Our new lobby exhibit features Virginia Roush d’Albert-Lake, whose heroism and courage led to her receiving many honors for her work in the French Resistance.
After graduating from Rollins, Virginia made a trip to France, where she met and fell in love with Philippe d’Albert-Lake. Though her mother strongly objected to her moving away (even taking to her bed for a week), Virginia married Philippe in 1937 and began a new life in France.
When the Second World War broke out, Philippe urged Virginia to move back to the safety of U.S. But she refused, determined to stay with her husband. Not only did she insist on staying, but she joined her husband in the Resistance in 1943, helping dozens of downed Allied airmen to escape capture by the Nazis.
On June 10, 1944, Virginia was arrested by the Gestapo. Hearing of her capture, some feared for their own safety and that of Allied airmen in hiding, but Philippe said confidently, “Virginia will never talk—no matter what they do to her” (Reader’s Digest, August 1991). His faith in her would prove to be justified.

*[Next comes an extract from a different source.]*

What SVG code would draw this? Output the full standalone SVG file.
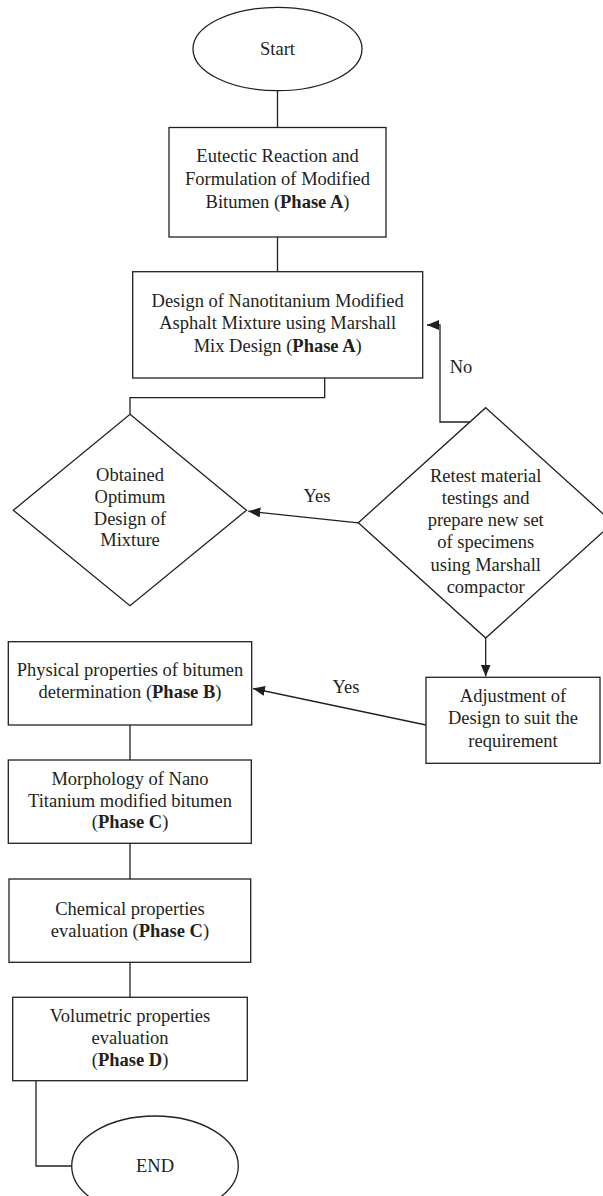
<svg xmlns="http://www.w3.org/2000/svg" width="603" height="1196" viewBox="0 0 603 1196">
<style>
.s{fill:#fff;stroke:#231f20;stroke-width:1.3}
.c{fill:none;stroke:#231f20;stroke-width:1.3}
text{font-family:"Liberation Serif","Times New Roman",serif;font-size:18.5px;fill:#231f20;text-anchor:middle}
.b{font-weight:bold}
</style>
<defs>
<marker id="ah" markerUnits="userSpaceOnUse" markerWidth="12" markerHeight="10" refX="12" refY="5" orient="auto">
<path d="M0,0 L12,5 L0,10 z" fill="#231f20"/>
</marker>
</defs>
<rect width="603" height="1196" fill="#fff"/>
<g id="connectors">
<line class="c" x1="277.5" y1="91" x2="277.5" y2="127.5"/>
<line class="c" x1="277.5" y1="237" x2="277.5" y2="271.7"/>
<polyline class="c" points="324.7,378 324.7,397.7 130,397.7 130,414.3"/>
<polyline class="c" points="470,422 440,422 440,325 427,325" marker-end="url(#ah)"/>
<line class="c" x1="358.3" y1="522.8" x2="248.3" y2="511.2" marker-end="url(#ah)"/>
<line class="c" x1="485.7" y1="638" x2="485.7" y2="676.5" marker-end="url(#ah)"/>
<line class="c" x1="426" y1="725" x2="253" y2="688.5" marker-end="url(#ah)"/>
<line class="c" x1="130" y1="725" x2="130" y2="760"/>
<line class="c" x1="130" y1="843.3" x2="130" y2="879"/>
<line class="c" x1="130" y1="962.3" x2="130" y2="997.3"/>
<polyline class="c" points="36,1080.7 36,1166 71.7,1166"/>
<text x="317" y="502">Yes</text>
<text x="461" y="373">No</text>
<text x="346" y="692.7">Yes</text>
</g>
<g id="start">
<ellipse class="s" cx="277.5" cy="49" rx="84.5" ry="41.7"/>
<text x="277.5" y="55">Start</text>
</g>
<g id="box1">
<rect class="s" x="169" y="127.5" width="217" height="109.5"/>
<text x="277.5" y="162.3">Eutectic Reaction and</text>
<text x="277.5" y="185">Formulation of Modified</text>
<text x="277.5" y="207.5">Bitumen (<tspan class="b">Phase A</tspan>)</text>
</g>
<g id="box2">
<rect class="s" x="132.7" y="271.7" width="290" height="106.3"/>
<text x="277.7" y="306.7">Design of Nanotitanium Modified</text>
<text x="277.7" y="329.2">Asphalt Mixture using Marshall</text>
<text x="277.7" y="351.7">Mix Design (<tspan class="b">Phase A</tspan>)</text>
</g>
<g id="optimum">
<polygon class="s" points="130,414.3 246.5,510.3 130,605.7 13.3,510.3"/>
<text x="130" y="481">Obtained</text>
<text x="130" y="502.8">Optimum</text>
<text x="130" y="524.6">Design of</text>
<text x="130" y="546.4">Mixture</text>
</g>
<g id="retest">
<polygon class="s" points="485.7,407.7 613,522.8 485.7,638 358.3,522.8"/>
<text x="485.7" y="481.5">Retest material</text>
<text x="485.7" y="503.8">testings and</text>
<text x="485.7" y="526.1">prepare new set</text>
<text x="485.7" y="548.4">of specimens</text>
<text x="485.7" y="570.7">using Marshall</text>
<text x="485.7" y="593">compactor</text>
</g>
<g id="adjust">
<rect class="s" x="426" y="677.3" width="174" height="86"/>
<text x="513" y="701.7">Adjustment of</text>
<text x="513" y="724.2">Design to suit the</text>
<text x="513" y="746.7">requirement</text>
</g>
<g id="physical">
<rect class="s" x="8.3" y="641.7" width="243.4" height="83.3"/>
<text x="130" y="675.7">Physical properties of bitumen</text>
<text x="130" y="698.3">determination (<tspan class="b">Phase B</tspan>)</text>
</g>
<g id="morphology">
<rect class="s" x="8.3" y="760" width="243" height="83.3"/>
<text x="130" y="785">Morphology of Nano</text>
<text x="130" y="806.7">Titanium modified bitumen</text>
<text x="130" y="828.4">(<tspan class="b">Phase C</tspan>)</text>
</g>
<g id="chemical">
<rect class="s" x="9" y="879" width="241.7" height="83.3"/>
<text x="130" y="915">Chemical properties</text>
<text x="130" y="936.7">evaluation (<tspan class="b">Phase C</tspan>)</text>
</g>
<g id="volumetric">
<rect class="s" x="12.7" y="997.3" width="234.6" height="83.4"/>
<text x="130" y="1021.7">Volumetric properties</text>
<text x="130" y="1044">evaluation</text>
<text x="130" y="1066.3">(<tspan class="b">Phase D</tspan>)</text>
</g>
<g id="end">
<ellipse class="s" cx="155" cy="1166" rx="83.3" ry="50"/>
<text x="155" y="1171.7">END</text>
</g>
</svg>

On her way to interrogation, she ate a list of names of Resistance fighters. She refused to reveal any important information, and ultimately endured 11 months as a prisoner, mostly in the Ravensbruck concentration camp. When freed in May 1945, sick and weak, she weighed only 76 pounds. As Judy Barrett Litoff, editor of Virginia’s memoir, wrote: “Despite her arrest and the harrowing months that she spent in German concentration camps, Virginia never regretted her actions. Years later, when asked how she survived this horrible ordeal, she responded with steely resolve: “It was a matter of morale. You couldn’t let them see you weep. The women who wept at night were usually dead by morning. You couldn’t give in” (An American Heroine in the French Resistance, xxxii).
After the war, with her health restored, Virginia gave birth to her only child, Patrick. He later remembered his mother as someone who never considered herself a hero, just someone who did what any normal person would have done. He also wrote that she was anything but sad: “In fact, she was full of life. She loved life. She had a fantastic sense of humor. It was very sharp, very American. And she loved having fun” (ibid, xxxviii).
In February 1947, Virginia came back to Rollins and received the College’s Decoration of Honor. In a letter thanking President Hamilton Holt, she said that this award “means more to me than any I have because it is of such personal significance,” and that her visit had “brought me some of the happiest experiences of my life.”
Virginia (left) at Rollins in 1947, with President Hamilton Holt and opera singer Louise Homer
Virginia and her family lived quietly in France after the war, where she had a business dealing in antique dolls. She received many honors for her Resistance work, including France’s Legion of Honor award, the Croix de Guerre, and the Maltese Cross. Although she was “thrilled to get such lovely awards,” she said, “. . .I don’t really see it. I did the only thing I could do at the time.” As she explained it, “I believe firmly in doing the right thing and that’s what we were doing” (St. Petersburg Times, 5/30/93). She died in 1997.
Her story is told in the book An American Heroine in the French Resistance: The Diary of Virginia d’Albert-Lake (Fordham University Press, 2006), available at the Olin Library.